Что касается союзников Гитлера, то и в 1942 году их войска вели бои на многих участках советско-германского фронта, а экономика в значительной мере работала на нужды Германии. Однако делали они это порой с оглядкой, стараясь переложить ббльшую ношу военного бремени на других. Стали предприниматься даже попытки взвалить ответственность фашистского блока за поражения и неудачи на советско-германском фронте исключительно на военное руководство Германии и на самого фюрера.
Этими чертами характеризовалась вся довольно активная дипломатическая деятельность фашистских государств в 1942 году, и прежде всего германо-итальянские отношения.
В начале 1942 года германское посольство в Риме с беспокойством сообщало в Берлин о том, что в различных итальянских кругах довольно откровенно й безбоязненно высказывают критику и недовольство германским руководством войной. Итальянский посланник в Дании Канинно, например, открыто выражал пораженческие настроения и заявлял о своем неверии в германскую победу, за что, по требованию немцев, был отозван из Копенгагена[222].
Гитлер был встревожен этими сообщениями и предложил Муссолини встретиться. Переговоры двух фашистских главарей состоялись в Зальцбурге 29 и 30 апреля 1942 г. В который уже раз повторилась знакомая картина. Присутствовавший на встрече диктаторов Чиано записал в своем дневнике: «Гитлер говорит, говорит, говорит.
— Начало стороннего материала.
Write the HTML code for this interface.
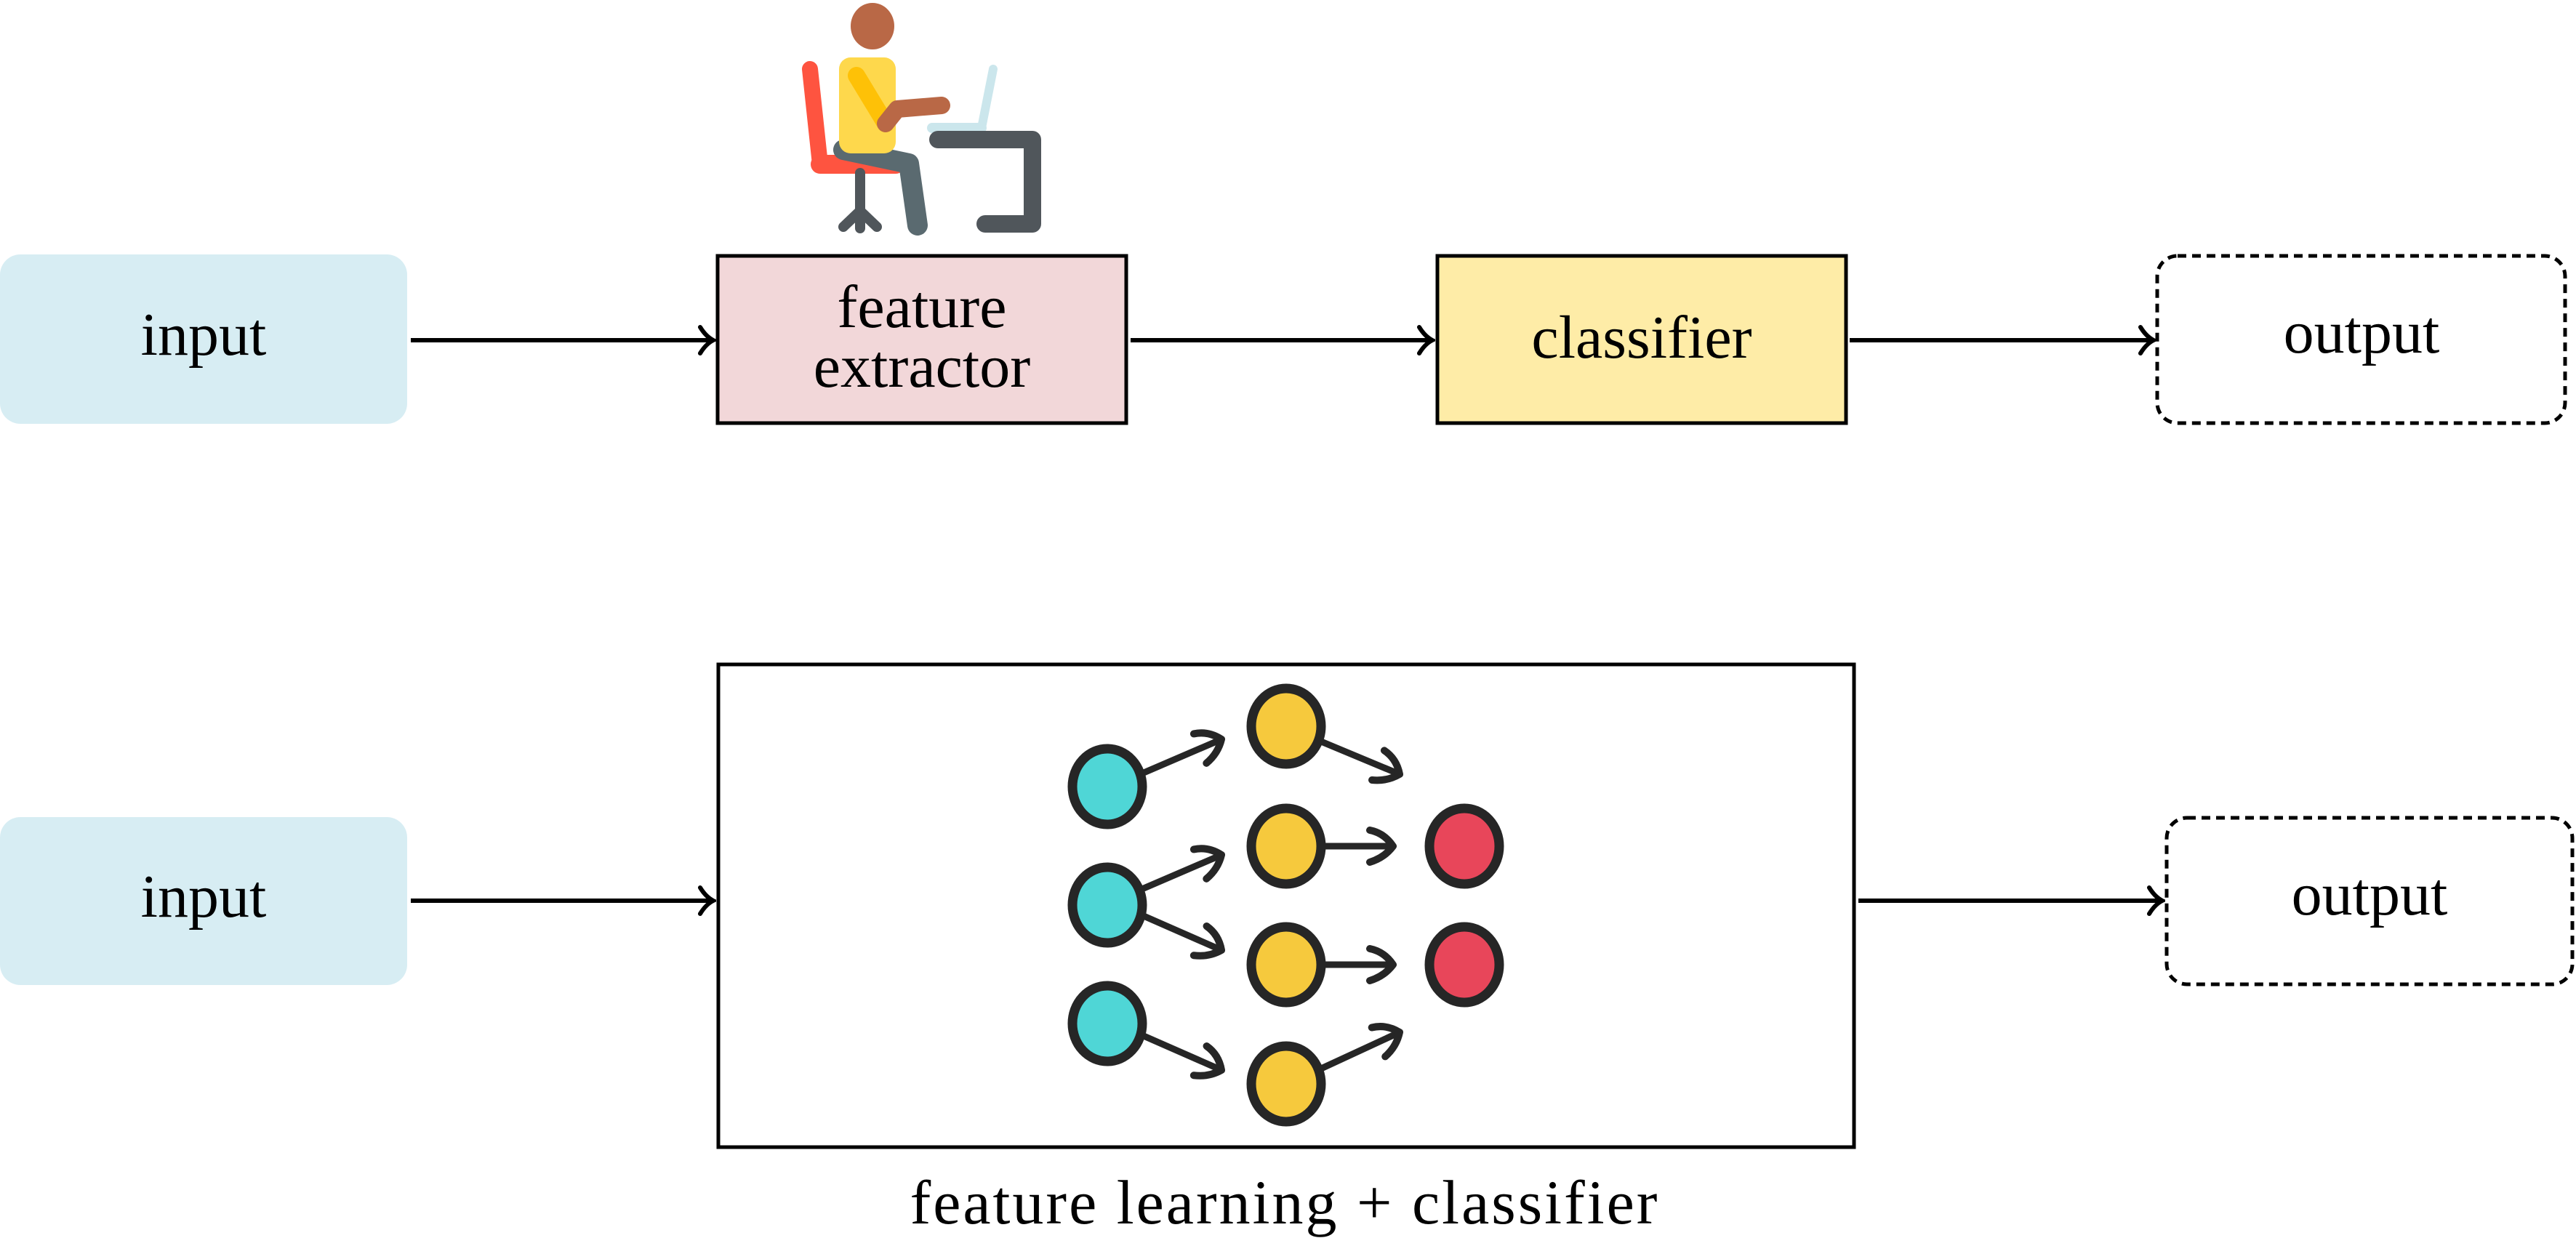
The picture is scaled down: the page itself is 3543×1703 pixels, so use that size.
<!DOCTYPE html>
<html><head><meta charset="utf-8"><style>
html,body{margin:0;padding:0;background:#fff}
svg{display:block}
text{font-family:"Liberation Serif",serif;fill:#000}
</style></head><body>
<svg width="3543" height="1703" viewBox="0 0 3543 1703" xmlns="http://www.w3.org/2000/svg">
<defs>
<marker id="a" markerWidth="30" markerHeight="44" refX="26" refY="22" orient="auto" markerUnits="userSpaceOnUse">
<path d="M8,4 Q16,17 26,22 Q16,27 8,40" fill="none" stroke="#000" stroke-width="6" stroke-linecap="round"/>
</marker>
<marker id="s" markerWidth="60" markerHeight="60" refX="46" refY="30" orient="auto" markerUnits="userSpaceOnUse">
<path d="M14,8 Q34,12 46,30 Q34,46 14,52" fill="none" stroke="#262626" stroke-width="10" stroke-linecap="round" stroke-linejoin="round"/>
</marker>
</defs>

<!-- top row -->
<rect x="0" y="350" width="560" height="233" rx="28" fill="#d7edf3"/>
<text x="280" y="488" font-size="84" text-anchor="middle">input</text>
<line x1="565" y1="468" x2="981" y2="468" stroke="#000" stroke-width="6" marker-end="url(#a)"/>
<rect x="987" y="352" width="562" height="230" fill="#f2d7d9" stroke="#000" stroke-width="5"/>
<text x="1268" y="450" font-size="84" text-anchor="middle">feature</text>
<text x="1268" y="532" font-size="84" text-anchor="middle">extractor</text>
<line x1="1555" y1="468" x2="1970" y2="468" stroke="#000" stroke-width="6" marker-end="url(#a)"/>
<rect x="1977" y="352" width="562" height="230" fill="#feeca7" stroke="#000" stroke-width="5"/>
<text x="2258" y="492" font-size="84" text-anchor="middle">classifier</text>
<line x1="2544" y1="468" x2="2962" y2="468" stroke="#000" stroke-width="6" marker-end="url(#a)"/>
<rect x="2967" y="352" width="561" height="230" rx="28" fill="none" stroke="#000" stroke-width="5" stroke-dasharray="12,8"/>
<text x="3248" y="485" font-size="84" text-anchor="middle">output</text>

<!-- person -->
<g stroke-linecap="round" fill="none">
<line x1="1114" y1="95" x2="1128" y2="226" stroke="#fe5440" stroke-width="22"/>
<line x1="1128" y1="226" x2="1232" y2="226" stroke="#fe5440" stroke-width="26"/>
<line x1="1183" y1="238" x2="1183" y2="290" stroke="#50565b" stroke-width="14"/>
<path d="M1183,290 L1160,312 M1183,290 L1183,314 M1183,290 L1206,312" stroke="#50565b" stroke-width="14"/>
<path d="M1160,206 L1250,225 L1262,310" stroke="#5a6a70" stroke-width="28" stroke-linejoin="round"/>
<rect x="1154" y="79" width="78" height="132" rx="16" fill="#fed84c" stroke="none"/>
<line x1="1178" y1="104" x2="1218" y2="170" stroke="#fec107" stroke-width="24"/>
<path d="M1218,170 L1234,150 L1295,145" stroke="#b96846" stroke-width="24" stroke-linejoin="round"/>
<line x1="1366" y1="95" x2="1350" y2="176" stroke="#cbe6ec" stroke-width="12"/>
<line x1="1282" y1="176" x2="1350" y2="176" stroke="#cbe6ec" stroke-width="14"/>
<path d="M1290,192 L1420,192 L1420,308 L1355,308" stroke="#50565b" stroke-width="24" stroke-linejoin="round"/>
</g>
<ellipse cx="1200" cy="36" rx="30" ry="32" fill="#b96846"/>

<!-- bottom row -->
<rect x="0" y="1124" width="560" height="231" rx="28" fill="#d7edf3"/>
<text x="280" y="1261" font-size="84" text-anchor="middle">input</text>
<line x1="565" y1="1239" x2="981" y2="1239" stroke="#000" stroke-width="6" marker-end="url(#a)"/>
<rect x="988" y="914" width="1562" height="664" fill="#fff" stroke="#000" stroke-width="5"/>
<line x1="2556" y1="1239" x2="2974" y2="1239" stroke="#000" stroke-width="6" marker-end="url(#a)"/>
<rect x="2980" y="1125" width="558" height="229" rx="28" fill="none" stroke="#000" stroke-width="5" stroke-dasharray="12,8"/>
<text x="3259" y="1258" font-size="84" text-anchor="middle">output</text>
<text x="1767" y="1683" font-size="86" text-anchor="middle" letter-spacing="3">feature learning + classifier</text>

<!-- network arrows -->
<g stroke="#262626" stroke-width="9" fill="none" stroke-linecap="round" marker-end="url(#s)">
<line x1="1573" y1="1063" x2="1680" y2="1017"/>
<line x1="1573" y1="1222" x2="1680" y2="1176"/>
<line x1="1573" y1="1260" x2="1680" y2="1307"/>
<line x1="1573" y1="1425" x2="1680" y2="1472"/>
<line x1="1817" y1="1020" x2="1925" y2="1065"/>
<line x1="1817" y1="1164" x2="1916" y2="1164"/>
<line x1="1817" y1="1327" x2="1916" y2="1327"/>
<line x1="1817" y1="1470" x2="1925" y2="1420"/>
</g>
<g stroke="#262626" stroke-width="13">
<ellipse cx="1523" cy="1082" rx="48" ry="52" fill="#4fd6d6"/>
<ellipse cx="1523" cy="1245" rx="48" ry="52" fill="#4fd6d6"/>
<ellipse cx="1523" cy="1408" rx="48" ry="52" fill="#4fd6d6"/>
<ellipse cx="1769" cy="999" rx="48" ry="52" fill="#f6c93d"/>
<ellipse cx="1769" cy="1164" rx="48" ry="52" fill="#f6c93d"/>
<ellipse cx="1769" cy="1327" rx="48" ry="52" fill="#f6c93d"/>
<ellipse cx="1769" cy="1491" rx="48" ry="52" fill="#f6c93d"/>
<ellipse cx="2014" cy="1164" rx="48" ry="52" fill="#e8465a"/>
<ellipse cx="2014" cy="1327" rx="48" ry="52" fill="#e8465a"/>
</g>
</svg>
</body></html>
Муссолини, который привык сам говорить, а здесь был вынужден почти все время молчать, страдал. На второй день после завтрака, когда уже все было сказано, что можно было сказать, Гитлер проговорил непрерывно 1 час 40 мин. Он ничего не упустил, он говорил о войне и мире, религии и философии, искусстве и истории. Муссолини машинально посматривал на свои часы и думал о своих делах»[223]. Оснований же для печальных размышлений у дуче было более чем достаточно – сообщения о низких боевых качествах итальянских войск на советско-германском фронте, тревожные вести из самой Италии о быстро растущем антифашистском движении итальянского народа.